**Exercise prompt**:
Your task is to reproduce, verbatim and without pictures, the lines from the opening of the listing through the line containing "const seriesNames = ['实际高度','期望高度'];".
- - - - -
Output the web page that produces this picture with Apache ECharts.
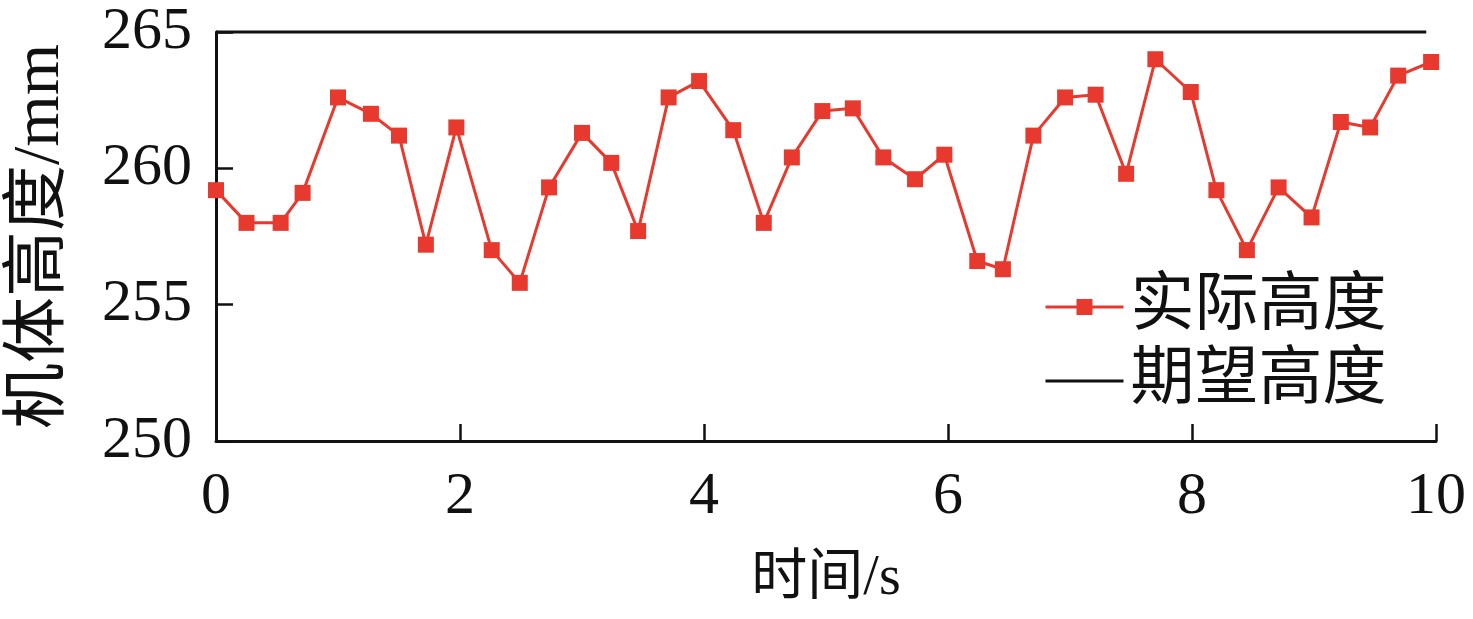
<!DOCTYPE html>
<html>
<head>
<meta charset="utf-8">
<script src="https://cdn.jsdelivr.net/npm/echarts@6/dist/echarts.min.js"></script>
<style>html,body{margin:0;padding:0;background:#fff;}#c{width:1473px;height:619px;}</style>
</head>
<body>
<div id="c"></div>
<script>
const timeS = [0.00,0.25,0.53,0.71,1.00,1.27,1.50,1.72,1.97,2.26,2.49,2.73,3.00,3.24,3.46,3.71,3.96,4.24,4.49,4.72,4.97,5.22,5.47,5.73,5.97,6.24,6.45,6.70,6.96,7.21,7.46,7.70,7.99,8.20,8.45,8.71,8.98,9.22,9.46,9.69,9.96];
const actualHeight = [259.2,258.0,258.0,259.1,262.6,262.0,261.2,257.2,261.5,257.0,255.8,259.3,261.3,260.2,257.7,262.6,263.2,261.4,258.0,260.4,262.1,262.2,260.4,259.6,260.5,256.6,256.3,261.2,262.6,262.7,259.8,264.0,262.8,259.2,257.0,259.3,258.2,261.7,261.5,263.4,263.9];
const expectedX = [0, 9.92];
const expectedHeight = [265, 265];
const xTicks = [0,2,4,6,8,10];
const yTicks = [250,255,260,265];
const seriesNames = ['实际高度','期望高度'];

const FONT = "'Liberation Serif','Noto Sans CJK SC',serif";
const chart = echarts.init(document.getElementById('c'));
chart.setOption({
  animation:false,
  backgroundColor:'#fff',
  grid:{left:216,right:37,top:32,bottom:178,containLabel:false,outerBoundsMode:'none'},
  legend:{
    orient:'vertical', left:1039, top:270,
    itemWidth:78, itemHeight:20, itemGap:10,
    lineStyle:{width:3},
    textStyle:{fontFamily:FONT,fontSize:64,color:'#111',padding:[0,0,0,2]},
    data:[
      {name:seriesNames[0]},
      {name:seriesNames[1], itemStyle:{color:'rgba(0,0,0,0)'}}
    ]
  },
  xAxis:{
    type:'value', min:0, max:10, interval:2,
    axisLine:{show:true,lineStyle:{color:'#111',width:3}},
    axisTick:{show:true,inside:true,length:17,lineStyle:{color:'#111',width:2.5}},
    axisLabel:{fontFamily:FONT,fontSize:60,color:'#111',margin:26,
      formatter:v=>xTicks.includes(v)?String(v):''},
    splitLine:{show:false},
    name:'时间/s', nameLocation:'middle', nameGap:110,
    nameTextStyle:{fontFamily:FONT,fontSize:56,color:'#111'}
  },
  yAxis:{
    type:'value', min:250, max:265, interval:5,
    axisLine:{show:true,lineStyle:{color:'#111',width:3}},
    axisTick:{show:true,inside:true,length:17,lineStyle:{color:'#111',width:2.5}},
    axisLabel:{fontFamily:FONT,fontSize:60,color:'#111',margin:24,
      formatter:v=>yTicks.includes(v)?String(v):''},
    splitLine:{show:false},
    name:'机体高度/mm', nameLocation:'middle', nameGap:142, nameRotate:90,
    nameTextStyle:{fontFamily:FONT,fontSize:66,color:'#111'}
  },
  series:[
    {
      name:seriesNames[0], type:'line',
      data:timeS.map((t,i)=>[t,actualHeight[i]]),
      symbol:'rect', symbolSize:16, showSymbol:true,
      itemStyle:{color:'#e8392e'},
      lineStyle:{color:'#e8392e',width:3},
      z:3
    },
    {
      name:seriesNames[1], type:'line',
      data:expectedX.map((t,i)=>[t,expectedHeight[i]]),
      symbol:'none', showSymbol:false,
      itemStyle:{color:'#111'},
      lineStyle:{color:'#111',width:3},
      clip:false, z:2
    }
  ]
});
</script>
</body>
</html>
- - - - -
**The answer**:
Output the web page that produces this picture with Apache ECharts.
<!DOCTYPE html>
<html>
<head>
<meta charset="utf-8">
<script src="https://cdn.jsdelivr.net/npm/echarts@6/dist/echarts.min.js"></script>
<style>html,body{margin:0;padding:0;background:#fff;}#c{width:1473px;height:619px;}</style>
</head>
<body>
<div id="c"></div>
<script>
const timeS = [0.00,0.25,0.53,0.71,1.00,1.27,1.50,1.72,1.97,2.26,2.49,2.73,3.00,3.24,3.46,3.71,3.96,4.24,4.49,4.72,4.97,5.22,5.47,5.73,5.97,6.24,6.45,6.70,6.96,7.21,7.46,7.70,7.99,8.20,8.45,8.71,8.98,9.22,9.46,9.69,9.96];
const actualHeight = [259.2,258.0,258.0,259.1,262.6,262.0,261.2,257.2,261.5,257.0,255.8,259.3,261.3,260.2,257.7,262.6,263.2,261.4,258.0,260.4,262.1,262.2,260.4,259.6,260.5,256.6,256.3,261.2,262.6,262.7,259.8,264.0,262.8,259.2,257.0,259.3,258.2,261.7,261.5,263.4,263.9];
const expectedX = [0, 9.92];
const expectedHeight = [265, 265];
const xTicks = [0,2,4,6,8,10];
const yTicks = [250,255,260,265];
const seriesNames = ['实际高度','期望高度'];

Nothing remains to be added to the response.